4 signs that you are definitely rattled and 4 helpful tips to help you see off those butterflies.
“You’re not a rider until you have fallen off seven times”. How many of us have heard this saying?
However, each of those 7 falls can make us scared, question why we are riding at all and for some the seventh fall may well be the last time they want to fall.
Fear and horses are not a good combination.
When I was learning my pony only had to turn a corner, not even a sharp one, and off I’d slide. In fact I swear I did actually spend more time sitting on the floor than on my pony’s back. Luckily he was close to the ground and never seemed to be going at any great speed so I was lucky and falling off didn’t really phase me. As I got better and stayed on for longer periods, allowing said pony to go a bit faster and following on from him a series of ponies then horses then proper show horses, hunters & eventers and I fell off more frequently and at greater speeds and from greater heights… and then I wasn’t so laid back. Looked at from a distance the sensations could have been described as fear I don’t think I thought of them as fear but it did shock me, It did make my tummy try to jump right out of my mouth, it did make me feel sick. Shock or fear are natural reactions, they are natures way of protecting us. It was not the getting back on top that was more difficult, mostly I just jumped right back into the saddle and carried on… it was more the next time, or the time after that, sometimes for months, mostly unbidden the butterflies would suddenly rear their head and rattle me.

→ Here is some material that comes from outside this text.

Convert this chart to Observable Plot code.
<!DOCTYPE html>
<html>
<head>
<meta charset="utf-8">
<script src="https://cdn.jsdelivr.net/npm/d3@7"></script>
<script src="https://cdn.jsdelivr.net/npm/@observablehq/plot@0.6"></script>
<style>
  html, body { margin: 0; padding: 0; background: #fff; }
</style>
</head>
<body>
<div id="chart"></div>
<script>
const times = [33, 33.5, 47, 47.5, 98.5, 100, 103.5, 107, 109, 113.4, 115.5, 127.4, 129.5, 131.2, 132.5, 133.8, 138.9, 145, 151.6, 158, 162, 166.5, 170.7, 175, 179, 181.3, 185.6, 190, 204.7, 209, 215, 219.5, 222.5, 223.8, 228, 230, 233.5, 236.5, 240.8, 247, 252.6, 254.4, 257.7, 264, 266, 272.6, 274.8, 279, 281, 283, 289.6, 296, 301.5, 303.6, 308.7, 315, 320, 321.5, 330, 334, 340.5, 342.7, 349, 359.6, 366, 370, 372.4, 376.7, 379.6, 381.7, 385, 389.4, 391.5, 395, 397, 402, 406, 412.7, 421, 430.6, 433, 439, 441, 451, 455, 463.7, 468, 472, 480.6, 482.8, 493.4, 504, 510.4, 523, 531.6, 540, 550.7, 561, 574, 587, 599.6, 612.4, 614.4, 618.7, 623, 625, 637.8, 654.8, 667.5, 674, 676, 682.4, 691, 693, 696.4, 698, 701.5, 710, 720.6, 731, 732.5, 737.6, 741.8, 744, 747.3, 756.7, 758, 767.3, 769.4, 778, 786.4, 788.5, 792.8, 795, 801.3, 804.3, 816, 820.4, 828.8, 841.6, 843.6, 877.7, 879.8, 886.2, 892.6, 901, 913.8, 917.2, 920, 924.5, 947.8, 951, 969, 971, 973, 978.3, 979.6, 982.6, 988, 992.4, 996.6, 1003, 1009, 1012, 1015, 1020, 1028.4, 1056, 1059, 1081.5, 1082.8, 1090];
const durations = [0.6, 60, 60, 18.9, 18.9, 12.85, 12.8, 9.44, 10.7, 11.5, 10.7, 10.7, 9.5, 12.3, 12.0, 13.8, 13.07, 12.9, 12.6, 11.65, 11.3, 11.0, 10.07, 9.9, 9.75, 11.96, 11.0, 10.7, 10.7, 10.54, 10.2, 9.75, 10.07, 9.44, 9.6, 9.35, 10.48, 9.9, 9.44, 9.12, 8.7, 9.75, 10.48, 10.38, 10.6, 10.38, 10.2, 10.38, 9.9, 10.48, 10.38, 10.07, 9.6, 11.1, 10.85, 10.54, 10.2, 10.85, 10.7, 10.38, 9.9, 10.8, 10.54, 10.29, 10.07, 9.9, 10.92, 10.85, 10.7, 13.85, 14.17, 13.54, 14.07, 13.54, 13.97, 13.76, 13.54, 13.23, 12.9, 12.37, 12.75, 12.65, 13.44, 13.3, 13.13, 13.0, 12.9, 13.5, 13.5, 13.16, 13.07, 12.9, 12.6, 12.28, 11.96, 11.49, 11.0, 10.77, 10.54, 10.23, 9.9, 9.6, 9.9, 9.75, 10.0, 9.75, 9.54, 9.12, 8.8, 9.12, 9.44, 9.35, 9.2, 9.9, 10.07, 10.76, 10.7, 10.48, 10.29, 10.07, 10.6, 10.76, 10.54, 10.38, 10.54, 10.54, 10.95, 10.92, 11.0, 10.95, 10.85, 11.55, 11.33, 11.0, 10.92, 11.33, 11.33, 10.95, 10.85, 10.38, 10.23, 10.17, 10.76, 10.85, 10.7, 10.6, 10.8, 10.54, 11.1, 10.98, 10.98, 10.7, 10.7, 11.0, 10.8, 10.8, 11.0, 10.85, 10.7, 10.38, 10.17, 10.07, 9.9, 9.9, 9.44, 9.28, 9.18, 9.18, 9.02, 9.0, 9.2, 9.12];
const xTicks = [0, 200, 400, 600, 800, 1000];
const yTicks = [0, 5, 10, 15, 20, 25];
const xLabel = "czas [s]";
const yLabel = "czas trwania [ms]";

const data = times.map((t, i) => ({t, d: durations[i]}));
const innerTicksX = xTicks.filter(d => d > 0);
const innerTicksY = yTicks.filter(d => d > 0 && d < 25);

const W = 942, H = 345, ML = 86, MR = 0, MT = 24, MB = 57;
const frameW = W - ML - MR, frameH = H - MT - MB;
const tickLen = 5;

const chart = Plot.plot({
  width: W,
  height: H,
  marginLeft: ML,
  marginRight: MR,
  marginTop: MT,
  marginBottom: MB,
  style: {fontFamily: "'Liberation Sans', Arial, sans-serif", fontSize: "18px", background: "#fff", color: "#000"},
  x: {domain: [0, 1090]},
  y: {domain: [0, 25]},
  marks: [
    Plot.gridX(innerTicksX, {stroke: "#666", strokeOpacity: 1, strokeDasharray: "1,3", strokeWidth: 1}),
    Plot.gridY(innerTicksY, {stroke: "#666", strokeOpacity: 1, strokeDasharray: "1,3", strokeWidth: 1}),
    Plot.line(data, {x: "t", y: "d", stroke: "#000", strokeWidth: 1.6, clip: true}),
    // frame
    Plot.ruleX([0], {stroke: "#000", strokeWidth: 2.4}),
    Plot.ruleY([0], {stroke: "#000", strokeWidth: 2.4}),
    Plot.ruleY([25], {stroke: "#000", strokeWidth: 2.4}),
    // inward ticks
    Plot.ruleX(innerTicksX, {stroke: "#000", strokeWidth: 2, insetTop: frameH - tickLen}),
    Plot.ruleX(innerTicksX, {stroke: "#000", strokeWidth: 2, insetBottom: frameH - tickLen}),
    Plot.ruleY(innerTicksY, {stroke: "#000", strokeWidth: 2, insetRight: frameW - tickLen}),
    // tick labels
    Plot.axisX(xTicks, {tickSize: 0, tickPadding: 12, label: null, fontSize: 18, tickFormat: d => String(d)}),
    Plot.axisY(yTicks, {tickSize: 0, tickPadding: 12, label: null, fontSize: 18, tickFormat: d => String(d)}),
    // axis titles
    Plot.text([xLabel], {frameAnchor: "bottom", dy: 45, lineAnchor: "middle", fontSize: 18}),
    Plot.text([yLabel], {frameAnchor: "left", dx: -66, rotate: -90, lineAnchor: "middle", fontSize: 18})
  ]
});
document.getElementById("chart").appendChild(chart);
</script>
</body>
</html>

I don’t disagree that you are not a rider until you have fallen off seven times, but I do think that its right to acknowledge that each of them have shaken you up, dented your self confidence and can affect how you ride afterwards.
Fear is a very useful emotion, if we didn’t have any fear, we wouldn’t be able to tell if we were in danger and extreme fear is paralysing and irrational and does need to be addressed. Everyone is going to cope differently:
- You may make excuses to avoid riding, in you head its all perfectly rational, suddenly your diary is so full you just cant take the time to ride.
- You may think yes I’m fine but then faced with the same jump you freeze of you deliberately (or subconsciously) pull your horse up. You sit there kicking but hope that he wont go so you pull him back at the same time.
- Your horse starts making you very nervous. He only has to jinx or react and you over react. You just cant enjoy what you are doing and are constantly expecting the worse.
- Or you may experience extreme anxiety, where there were just little tingles in your tummy before now you almost cant breath, your heart is thumping and you are very hot.
The first step to overcoming this new fear is to stop, step back and analyse what the problem is. Calmly break it down into its component parts. Of course there are some accidents which are way beyond anything we can plan for and for these life changing events it is best to seek professional help. For the majority of us though I am talking about being dumped off a fresh horse, mis judging a fence, not concentrating and being caught out when our horse spooks.
When you break an event down into its component parts it has a calming effect, you are able to remove the emotional connection to the event.
Ask yourself what is going on in your life that may be causing you to lack concentration, or was it due to a lack of common sense. i.e. I knew Frank was fresh…I hadn’t ridden for a week” or where you tackling something new of bigger where you overconfident or did you take a risk. Sometimes thinking things through can help us understand the obvious.
Some people can bottle their worries up and carry on regardless, but they know they are pretending. They are experiencing the same fears but choosing to ignore the effect it is having on them. However this is not always the best idea. Each event does need to be acknowledged and thought through then rationalised.
April Clay the Sports Phycologist suggests the following techniques and suggestions for rebuilding your confidence:
- Take it slow: take a step back and ask a little less of yourself do what you know you can do and then when you feel confident ask yourself to step forward again.
- Build physical strength/basic skills: Increasing your physical strength can increase your confidence and your ability.
- Realign your self talk: stop saying “I know I will fall off again” and replace those thoughts with more reasonable, positive ones. Acknowledge that you are feeling anxious but think positively on how much you are progressing. Visualise yourself correcting the problem: visualise the correct way of doing/approaching. Feel in your head the movements that you need to make to achieve this. Do not use I”I must not do this or that” use the positives.
- Relaxation training: Meditation of exercises like Yoga or Tai Chi are not only great physically for your body they also help you become more self aware and therefore more able to control your mind and body together.
How you begin to build up your confidence after an accident will depend on your unique situation and your individual personality. Some of you will have higher hurdles to get over, but stepping back, analyzing, starting small and thinking positively will make all the difference to you and your horse.
Anna Clay has published a very interesting book “Training from the Neck Up: A Practical Guide to Sports Physchology for Riders or The Rider’s Edge: Overcoming the Psychological Challenges of Riding written by Janet Sasson Edgette and Tony Johnson’s Inside Your Ride: Mental Skills for Being Happy and Successful with Your Horse these books are available on Amazon and elsewhere.
Finding the right professional trainer will also be a great help. Someone who you feel at ease with and are able to properly discuss your concerns will be able to make sure you address any worries and help you along the road to becoming the confident rider you want to be.